Foundations Spend Millions Peddling Climate Message to Evangelicals | thebereancall.org

TBC Staff - EN

DEMOCRATIC FOUNDATIONS SPEND MILLIONS PEDDLING CLIMATE "ACTION" MESSAGE TO YOUNG EVANGELICALS [Excerpts]

The Christian Coalition of America, once a $26 million political bastion of the Christian right, has fallen upon hard times. Its budget has shrunk to about $1 million, including income from a companion 501(c)(3). It might not have survived at all but for environmentalist cash: From 2007 to 2014 it collected at least $3.4 million from groups identified with environmentalism or leftist politics: the Green Tech Action Fund, the National Wildlife Federation Action Fund, and the Energy, Hewlett, Marisla, and Rockefeller foundations.

Tax documents say the grants to Christian Coalition were approved for such purposes as educating conservatives and churches on “clean energy and climate issues”; to support the Christian Coalition’s energy platform, which embraces renewable power and efficiency standards in vehicles and appliances; and to promote energy reform among young conservatives.

There’s nothing illegal or unethical in the Christian Coalition’s transition, and the group still supports religious liberty, human life, budget balancing, and Israel—but a green Christian Coalition is a surprise.

You might also find surprising the work of another recipient of environmental cash: the Evangelical Environmental Network. The group finances and oversees Young Evangelicals for Climate Action (YECA), one of several recent efforts to reach young evangelicals with a message of creation care and carbon cuts. Launched in 2012, YECA has trained and paid stipends of $1,000 to a handful of “Climate Leadership Fellows” at college campuses.

At Greenville College in Greenville, Ill., for example, a YECA fellow has organized a “Green Team” to promote “creation care and climate action.” The team has planted milkweed, participated in cleanup projects, and placed recycling bins in dorms.

At Grace College in Winona Lake, Ind., a YECA fellow has started a campus recycling program and is spreading awareness of climate change. Last September he recruited 13 fellow Grace students to participate in the People’s Climate March in New York City. The group carpooled to New York in a van and purchased carbon credits to offset the 11-hour drive.

Last year YECA’s national organizer, Ben Lowe, spoke about global warming to students at about 40 college campuses.
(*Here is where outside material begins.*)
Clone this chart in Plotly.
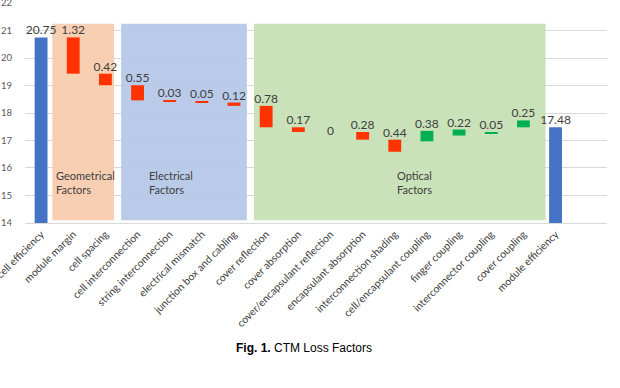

His recent engagements include Cedarville University in Ohio, Grove City College in Pennsylvania, and Whitworth University in Spokane, Wash., where students have gathered over 450 signatures in a petition drive asking the Whitworth president and trustees to divest the school of fossil fuel investments.

Promoting wise stewardship and repenting of abuses is well and good, but is reducing American output of greenhouse gases like carbon dioxide—an essential plant nutrient—a moral imperative for Christians?

[Some say] yes, because global warming affects the world’s poor. “From Malawi to Guatemala to Honduras, people are already definitely being impacted on how they can grow crops, water shortages, food scarcity, being forced to move.” He denies his organization’s message is influenced by its secular donors. “We are pro-life evangelical Christians, and we will not accept and do not accept any funds that would allow us to change who we are.”

But some scientists and theologians don’t see climate change as a crisis. They have signed a statement, published by the Cornwall Alliance for the Stewardship of Creation, opposing climate change legislation and asserting global warming may be part of a natural cycle, and is likely to produce human benefits.

Cornwall spokesman E. Calvin Beisner said efforts to reduce global warming will prolong the poverty of the world’s poorest: “Cutting CO2 emissions means raising the costs of energy to everyone, but the poor are hurt more than anyone else by that.” Spreading that message among young evangelicals is a challenge, though: Beisner only lands speaking engagements at four or five Christian colleges a year. “That’s largely because the folks on the other side manage to keep the doors closed.”